__Task goal__. Only the pictures are to be left out; set down the rest of the records exactly.

****************************************

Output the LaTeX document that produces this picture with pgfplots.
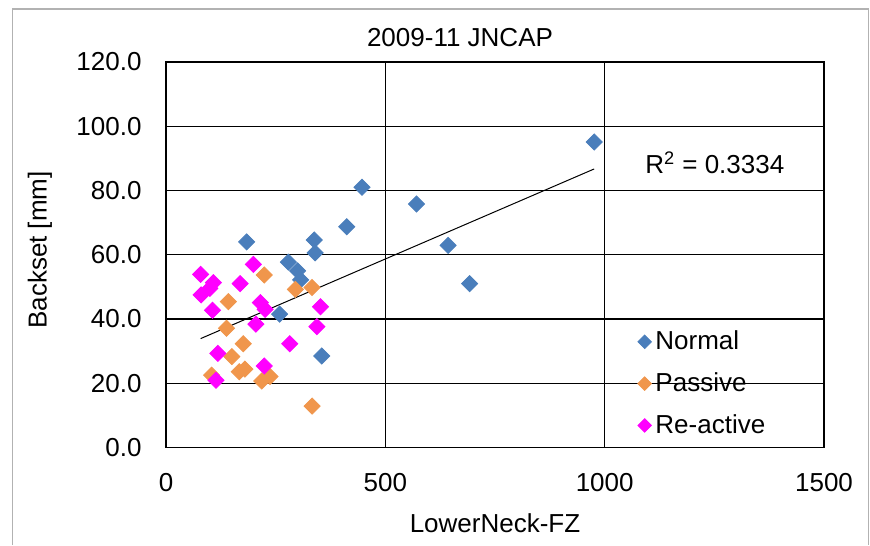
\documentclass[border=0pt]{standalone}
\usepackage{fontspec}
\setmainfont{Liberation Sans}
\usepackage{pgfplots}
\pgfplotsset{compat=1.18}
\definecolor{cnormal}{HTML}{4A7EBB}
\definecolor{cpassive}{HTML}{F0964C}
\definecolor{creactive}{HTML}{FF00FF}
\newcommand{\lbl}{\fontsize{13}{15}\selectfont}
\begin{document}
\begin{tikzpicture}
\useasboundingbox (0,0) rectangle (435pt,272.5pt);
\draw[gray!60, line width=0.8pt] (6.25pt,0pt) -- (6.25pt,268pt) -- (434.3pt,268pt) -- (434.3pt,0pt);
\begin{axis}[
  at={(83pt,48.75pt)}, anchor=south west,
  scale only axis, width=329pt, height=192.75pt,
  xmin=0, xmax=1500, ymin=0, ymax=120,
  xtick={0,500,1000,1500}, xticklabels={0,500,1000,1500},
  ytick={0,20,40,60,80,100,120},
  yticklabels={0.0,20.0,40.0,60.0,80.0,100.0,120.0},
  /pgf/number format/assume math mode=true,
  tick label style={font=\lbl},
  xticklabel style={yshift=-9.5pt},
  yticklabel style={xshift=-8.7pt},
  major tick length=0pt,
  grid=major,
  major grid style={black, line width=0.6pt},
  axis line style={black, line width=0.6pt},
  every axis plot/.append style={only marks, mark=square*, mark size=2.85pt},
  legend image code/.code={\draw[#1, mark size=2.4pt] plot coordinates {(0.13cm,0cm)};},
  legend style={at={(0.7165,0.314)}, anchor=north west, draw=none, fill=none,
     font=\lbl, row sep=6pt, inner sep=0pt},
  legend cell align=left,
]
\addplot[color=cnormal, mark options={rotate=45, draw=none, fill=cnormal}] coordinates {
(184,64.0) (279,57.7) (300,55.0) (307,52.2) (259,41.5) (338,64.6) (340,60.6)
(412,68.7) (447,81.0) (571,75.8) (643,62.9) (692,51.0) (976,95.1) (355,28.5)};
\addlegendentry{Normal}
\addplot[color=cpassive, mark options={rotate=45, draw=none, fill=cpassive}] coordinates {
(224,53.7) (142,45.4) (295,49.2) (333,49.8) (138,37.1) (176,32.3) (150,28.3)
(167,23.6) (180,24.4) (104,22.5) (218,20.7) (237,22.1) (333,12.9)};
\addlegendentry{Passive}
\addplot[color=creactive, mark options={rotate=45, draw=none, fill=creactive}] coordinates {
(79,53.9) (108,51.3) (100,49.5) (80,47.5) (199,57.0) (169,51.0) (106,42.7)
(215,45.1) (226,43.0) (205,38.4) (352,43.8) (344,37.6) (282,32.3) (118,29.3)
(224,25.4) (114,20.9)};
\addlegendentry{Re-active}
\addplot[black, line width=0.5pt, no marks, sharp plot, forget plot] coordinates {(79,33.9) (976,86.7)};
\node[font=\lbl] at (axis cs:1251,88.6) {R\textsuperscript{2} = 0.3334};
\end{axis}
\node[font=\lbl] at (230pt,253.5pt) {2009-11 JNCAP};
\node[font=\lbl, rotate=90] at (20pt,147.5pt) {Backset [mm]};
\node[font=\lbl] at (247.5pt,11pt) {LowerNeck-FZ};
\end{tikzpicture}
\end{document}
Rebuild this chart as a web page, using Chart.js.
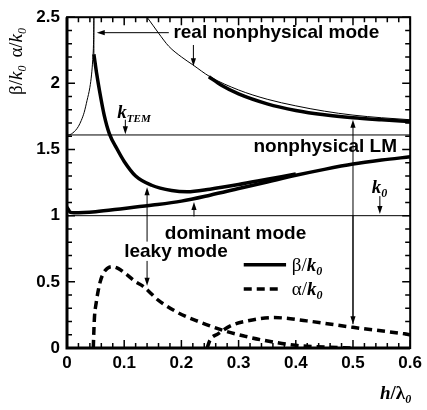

****************************************

__Worked solution__.
Output the LaTeX document that produces this picture with pgfplots.
\documentclass[border=0pt]{standalone}
\usepackage{fontspec}
\setmainfont{Liberation Sans}
\usepackage{pgfplots}
\pgfplotsset{compat=1.18}
\definecolor{cnormal}{HTML}{4A7EBB}
\definecolor{cpassive}{HTML}{F0964C}
\definecolor{creactive}{HTML}{FF00FF}
\newcommand{\lbl}{\fontsize{13}{15}\selectfont}
\begin{document}
\begin{tikzpicture}
\useasboundingbox (0,0) rectangle (435pt,272.5pt);
\draw[gray!60, line width=0.8pt] (6.25pt,0pt) -- (6.25pt,268pt) -- (434.3pt,268pt) -- (434.3pt,0pt);
\begin{axis}[
  at={(83pt,48.75pt)}, anchor=south west,
  scale only axis, width=329pt, height=192.75pt,
  xmin=0, xmax=1500, ymin=0, ymax=120,
  xtick={0,500,1000,1500}, xticklabels={0,500,1000,1500},
  ytick={0,20,40,60,80,100,120},
  yticklabels={0.0,20.0,40.0,60.0,80.0,100.0,120.0},
  /pgf/number format/assume math mode=true,
  tick label style={font=\lbl},
  xticklabel style={yshift=-9.5pt},
  yticklabel style={xshift=-8.7pt},
  major tick length=0pt,
  grid=major,
  major grid style={black, line width=0.6pt},
  axis line style={black, line width=0.6pt},
  every axis plot/.append style={only marks, mark=square*, mark size=2.85pt},
  legend image code/.code={\draw[#1, mark size=2.4pt] plot coordinates {(0.13cm,0cm)};},
  legend style={at={(0.7165,0.314)}, anchor=north west, draw=none, fill=none,
     font=\lbl, row sep=6pt, inner sep=0pt},
  legend cell align=left,
]
\addplot[color=cnormal, mark options={rotate=45, draw=none, fill=cnormal}] coordinates {
(184,64.0) (279,57.7) (300,55.0) (307,52.2) (259,41.5) (338,64.6) (340,60.6)
(412,68.7) (447,81.0) (571,75.8) (643,62.9) (692,51.0) (976,95.1) (355,28.5)};
\addlegendentry{Normal}
\addplot[color=cpassive, mark options={rotate=45, draw=none, fill=cpassive}] coordinates {
(224,53.7) (142,45.4) (295,49.2) (333,49.8) (138,37.1) (176,32.3) (150,28.3)
(167,23.6) (180,24.4) (104,22.5) (218,20.7) (237,22.1) (333,12.9)};
\addlegendentry{Passive}
\addplot[color=creactive, mark options={rotate=45, draw=none, fill=creactive}] coordinates {
(79,53.9) (108,51.3) (100,49.5) (80,47.5) (199,57.0) (169,51.0) (106,42.7)
(215,45.1) (226,43.0) (205,38.4) (352,43.8) (344,37.6) (282,32.3) (118,29.3)
(224,25.4) (114,20.9)};
\addlegendentry{Re-active}
\addplot[black, line width=0.5pt, no marks, sharp plot, forget plot] coordinates {(79,33.9) (976,86.7)};
\node[font=\lbl] at (axis cs:1251,88.6) {R\textsuperscript{2} = 0.3334};
\end{axis}
\node[font=\lbl] at (230pt,253.5pt) {2009-11 JNCAP};
\node[font=\lbl, rotate=90] at (20pt,147.5pt) {Backset [mm]};
\node[font=\lbl] at (247.5pt,11pt) {LowerNeck-FZ};
\end{tikzpicture}
\end{document}
Rebuild this chart as a web page, using Chart.js.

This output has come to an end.